The next step is rehousing the files, a similarly huge undertaking which I have only just begun. This task requires me and Jacky, the University Archivist, to make up around a thousand acid-neutral, made-for-purpose archive boxes to transfer the files into, from the temporary boxes where they currently reside. Having already sustained several papercuts I can’t pretend to be unapprehensive about the road ahead, but feel that ‘death by a thousand boxes’ will at the very least be a unique way to depart this earth. If not, ‘perished by thermostat’ would be a respectable Plan B.
12.45pm: Lunchtime for staff falls from 12.45-2pm, though most people don’t use all of it. I usually do boxes until one o’clock, then wander down at around quarter past with my fingers crossed for sweet potato fries to be on the menu.
2pm: Back to work, but not to boxes this time. Afternoons have more variety, and at present mine are spent in transcribing the contents lists of University Registry Guard Books for addition to the online catalogue, to make access easier for potential readers. The guard books cover every aspect of University history from study subjects to town-gown relations. At present I’ve just finished making the corrections for the second volume of the Vice-Chancellor’s records, 1638-1925 (UA CUR 44.2) and intend to start work on the first volume soon. (Why I have chosen to do them in this order, I am unsure; I suppose it adds a degree of unexpectedness to the task.)

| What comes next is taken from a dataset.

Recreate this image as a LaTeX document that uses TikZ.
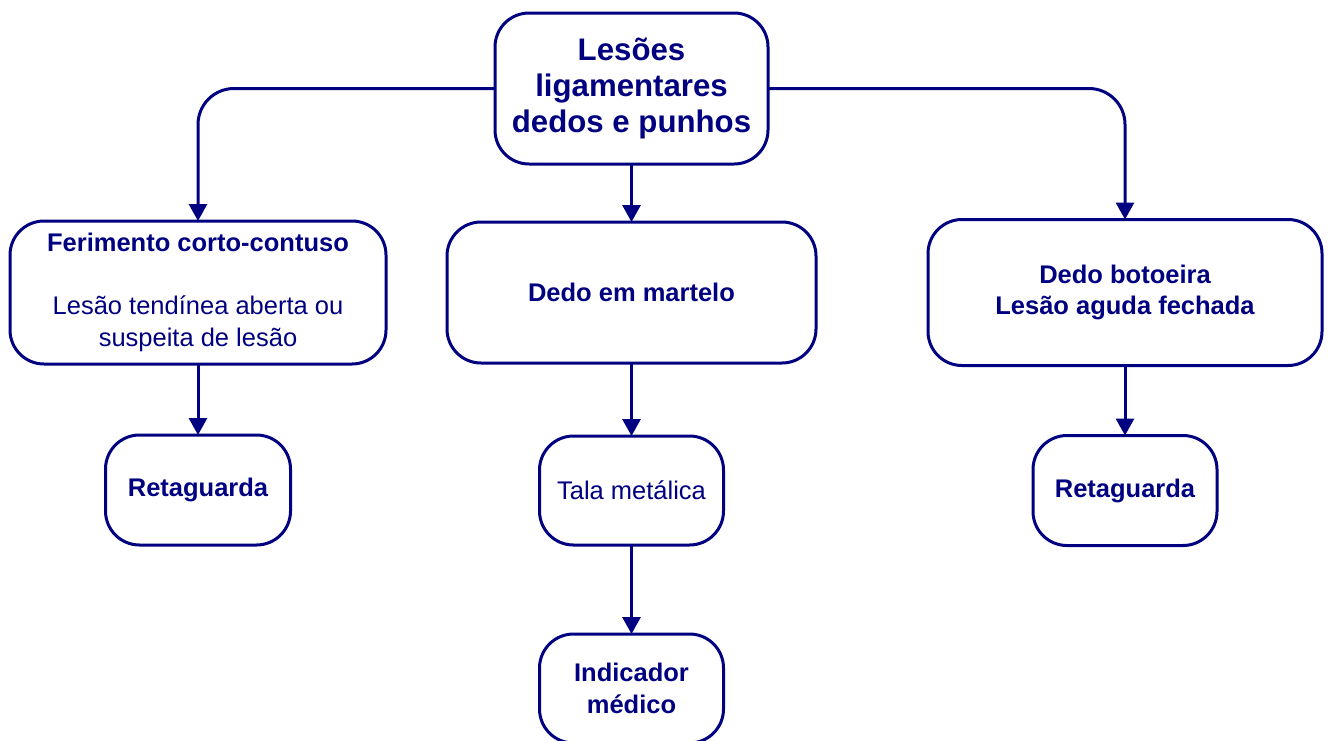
\documentclass[tikz,border=0pt]{standalone}
\usepackage{fontspec}
\setmainfont{Liberation Sans}
\usetikzlibrary{arrows.meta, positioning}
\definecolor{navy}{RGB}{0,0,128}

\begin{document}
\begin{tikzpicture}[x=1pt, y=-1pt, >={Triangle[length=17pt, width=18pt]},
    box/.style={draw=navy, text=navy, line width=3pt, rounded corners=34pt,
      inner sep=0pt, outer sep=0pt, align=center,
      font=\fontsize{25.5}{31.5}\selectfont\bfseries},
    link/.style={->, draw=navy, line width=3pt}]
      \useasboundingbox (0,0) rectangle (1330,740);

      \node[box, minimum width=273pt, minimum height=151pt,
        font=\fontsize{31.2}{36}\selectfont\bfseries] (root) at (631.5,88.5)
        {Lesões\\ligamentares\\dedos e punhos};
      \node[box, minimum width=369pt, minimum height=141pt, below=58pt of root] (martelo) {Dedo em martelo};
      \node[box, minimum width=376pt, minimum height=143pt, left=61pt of martelo] (ferimento)
        {Ferimento corto-contuso\\[31.5pt]\mdseries Lesão tendínea aberta ou\\\mdseries suspeita de lesão};
      \node[box, minimum width=394pt, minimum height=146pt, right=112pt of martelo] (botoeira)
        {Dedo botoeira\\Lesão aguda fechada};

      \node[box, minimum width=185pt, minimum height=110pt, below=71pt of ferimento] (retag1) {Retaguarda};
      \node[box, minimum width=184pt, minimum height=109pt, below=73pt of martelo,
        font=\fontsize{25.5}{31.5}\selectfont] (tala) {Tala metálica};
      \node[box, minimum width=184pt, minimum height=109pt, below=89pt of tala] (indicador) {Indicador\\médico};
      \node[box, minimum width=184pt, minimum height=110pt, below=70pt of botoeira] (retag2) {Retaguarda};

      \draw[link, rounded corners=36pt] (root.west) -| (ferimento.north);
      \draw[link, rounded corners=36pt] (root.east) -| (botoeira.north);
      \draw[link] (root) -- (martelo);
      \draw[link] (ferimento) -- (retag1);
      \draw[link] (martelo) -- (tala);
      \draw[link] (tala) -- (indicador);
      \draw[link] (botoeira) -- (retag2);
    \end{tikzpicture}
\end{document}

If not decoding the handwriting of Registraries gone-by, afternoons are spent sleuthing the stacks for particularly convoluted enquiries, or else helping out in the Manuscripts Reading Room, which I do every Wednesday afternoon. I usually spend this weekly stint answering enquiries about all the other collections held at the UL, from personal paper collections to the archives of the diocese of Ely, or else fetching items for readers.
3.30pm: Teatime (or coffee, depending on how close I am to hitting my exhaustion quotient).

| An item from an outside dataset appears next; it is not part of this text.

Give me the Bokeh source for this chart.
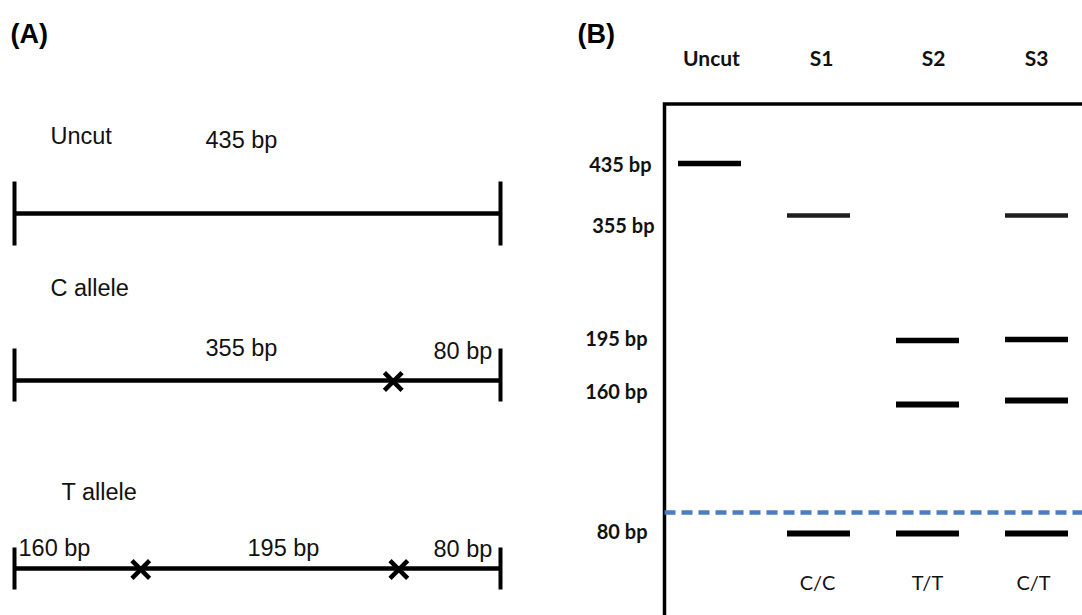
from bokeh.plotting import figure
from bokeh.models import Range1d
from bokeh.layouts import row
from bokeh.core.properties import value
from bokeh.embed import file_html
from bokeh.resources import INLINE

# ---------------- data: panel A (restriction map of the amplicon) ----------------
amplicon_bp = 435
allele_names = ["Uncut", "C allele", "T allele"]
fragment_labels = [["435 bp"], ["355 bp", "80 bp"], ["160 bp", "195 bp", "80 bp"]]
# cut marks as drawn in the picture (bp along the amplicon, schematic)
cut_sites_bp = [[], [339], [113, 344]]

# ---------------- data: panel B (gel) ----------------
lanes = ["Uncut", "S1", "S2", "S3"]
genotypes = ["C/C", "T/T", "C/T"]          # for lanes S1, S2, S3
marker_labels = ["435 bp", "355 bp", "195 bp", "160 bp", "80 bp"]
band_lane = ["Uncut", "S1", "S1", "S2", "S2", "S2", "S3", "S3", "S3", "S3"]
band_size = [435, 355, 80, 195, 160, 80, 355, 195, 160, 80]
band_migration = [163, 215, 533, 340, 404, 533, 215, 339, 400, 533]   # distance down the gel
cutoff_migration = 512                                                # dashed line

# ---------------- styles / layout ----------------
FONT_A = "Liberation Sans, Arial, sans-serif"
FONT_B = "Lato, Liberation Sans, sans-serif"
BLUE = "#4a7dc0"

W, H = 1082, 615
SPLIT = 568
# panel A geometry
PX_PER_BP = 486 / 435
X0_PX = 14
def ax(px):
    return (px - X0_PX) / PX_PER_BP

row_y = [213, 380, 568]
tick_up = [32, 32, 21]
tick_dn = [32, 21, 21]
name_x = [ax(50), ax(50), ax(61)]
name_y = [135, 287, 491]
frag_x = [[ax(205)], [ax(205), ax(433)], [ax(18), ax(247), ax(433)]]
frag_y = [[139], [347, 350], [547, 547, 548]]

pA = figure(width=SPLIT, height=H, x_range=Range1d(ax(0), ax(SPLIT)), y_range=Range1d(H, 0),
            x_axis_type=None, y_axis_type=None, output_backend="svg", toolbar_location=None,
            min_border=0)
pA.grid.visible = False
pA.outline_line_color = None

pA.segment(x0=[0] * 3, x1=[amplicon_bp] * 3, y0=row_y, y1=row_y, line_width=4.5, line_color="black")
tx, ty0, ty1 = [], [], []
for y, u, d in zip(row_y, tick_up, tick_dn):
    for xv in (0, amplicon_bp):
        tx.append(xv); ty0.append(y - u); ty1.append(y + d)
pA.segment(x0=tx, x1=tx, y0=ty0, y1=ty1, line_width=4, line_color="black")

cx, cy = [], []
for y, cuts in zip(row_y, cut_sites_bp):
    for c in cuts:
        cx.append(c); cy.append(y + 1)
pA.scatter(x=cx, y=cy, marker="x", size=25, line_width=4.5, line_color="black")

pA.text(x=name_x, y=name_y, text=allele_names, text_font=value(FONT_A), text_font_size="23.5px",
        text_baseline="middle", text_align="left", text_color="#111")
fx, fy, ft = [], [], []
for xs, ys, ts in zip(frag_x, frag_y, fragment_labels):
    fx += xs; fy += ys; ft += ts
pA.text(x=fx, y=fy, text=ft, text_font=value(FONT_A), text_font_size="23.5px",
        text_baseline="middle", text_align="left", text_color="#111")
pA.text(x=[ax(10)], y=[33], text=["(A)"], text_font=value(FONT_A), text_font_style="bold",
        text_font_size="27px", text_baseline="middle", text_align="left", text_color="black")

# panel B geometry
LANE0_PX = 709
LANE_STEP_PX = 109
def bx(px):
    return (px - LANE0_PX) / LANE_STEP_PX

lane_idx = {name: i for i, name in enumerate(lanes)}
band_w = {435: 5.5, 355: 4.5, 195: 5.5, 160: 6, 80: 6}
band_c = {435: "black", 355: "#1e1e1e", 195: "black", 160: "black", 80: "black"}
HALF = 31.5 / LANE_STEP_PX

pB = figure(width=W - SPLIT, height=H, x_range=Range1d(bx(SPLIT), bx(W)), y_range=Range1d(H, 0),
            x_axis_type=None, y_axis_type=None, output_backend="svg", toolbar_location=None,
            min_border=0)
pB.grid.visible = False
pB.outline_line_color = None

gel_left = bx(664)
pB.line(x=[gel_left, gel_left, bx(W + 20)], y=[H + 20, 103.5, 103.5], line_width=3.5,
        line_color="black", line_join="miter")
pB.segment(x0=[gel_left], x1=[bx(W + 20)], y0=[cutoff_migration], y1=[cutoff_migration],
           line_width=4.5, line_color=BLUE, line_dash="11 6")

bxs = [lane_idx[l] for l in band_lane]
pB.segment(x0=[v - HALF for v in bxs], x1=[v + HALF for v in bxs], y0=band_migration,
           y1=band_migration, line_width=[band_w[s] for s in band_size],
           line_color=[band_c[s] for s in band_size])

lane_dx = [2, 3, 6, 0]
pB.text(x=[i + d / LANE_STEP_PX for i, d in enumerate(lane_dx)], y=[57] * 4, text=lanes,
        text_font=value(FONT_B), text_font_style="bold", text_font_size="21px",
        text_baseline="middle", text_align="center", text_color="#111")
geno_dx = [-1, 0, -3]
pB.text(x=[i + 1 + d / LANE_STEP_PX for i, d in enumerate(geno_dx)], y=[581] * 3, text=genotypes,
        text_font=value(FONT_B), text_font_size="20px",
        text_baseline="middle", text_align="center", text_color="#111")
pB.text(x=[bx(651), bx(654), bx(647), bx(647), bx(647)], y=[163, 224, 337, 390, 530],
        text=marker_labels, text_font=value(FONT_B), text_font_style="bold",
        text_font_size="20px", text_baseline="middle", text_align="right", text_color="#111")
pB.text(x=[bx(577)], y=[33], text=["(B)"], text_font=value(FONT_A), text_font_style="bold",
        text_font_size="27px", text_baseline="middle", text_align="left", text_color="black")

layout = row(pA, pB)
open("out.html", "w").write(file_html(layout, INLINE))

4.00pm: The last leg of the day is usually spent on smaller projects, such as rehousing vulnerable documents (most recently some from the archives of the Botanic Garden), indexing the Footlights photographs (see my earlier blog at https://specialcollections-blog.lib.cam.ac.uk/?p=13388), preparing for upcoming exhibitions (such as the one on 17 March, titled ‘Ribaldry and Rowing’ – perhaps you can guess which University societies it covered), finding suitable medieval seals for 3D photogrammetry research (I don’t quite know what that is but it sounds tech-tastic), visiting other Cambridge archives and writing blogs!
5.20pm: Home time. On Fridays we leave a little earlier, at 5pm, but usually I depart at twenty minutes past the hour. Now that it isn’t dark in the evenings, it’s lovely to walk home across the river and see the flowers in bloom.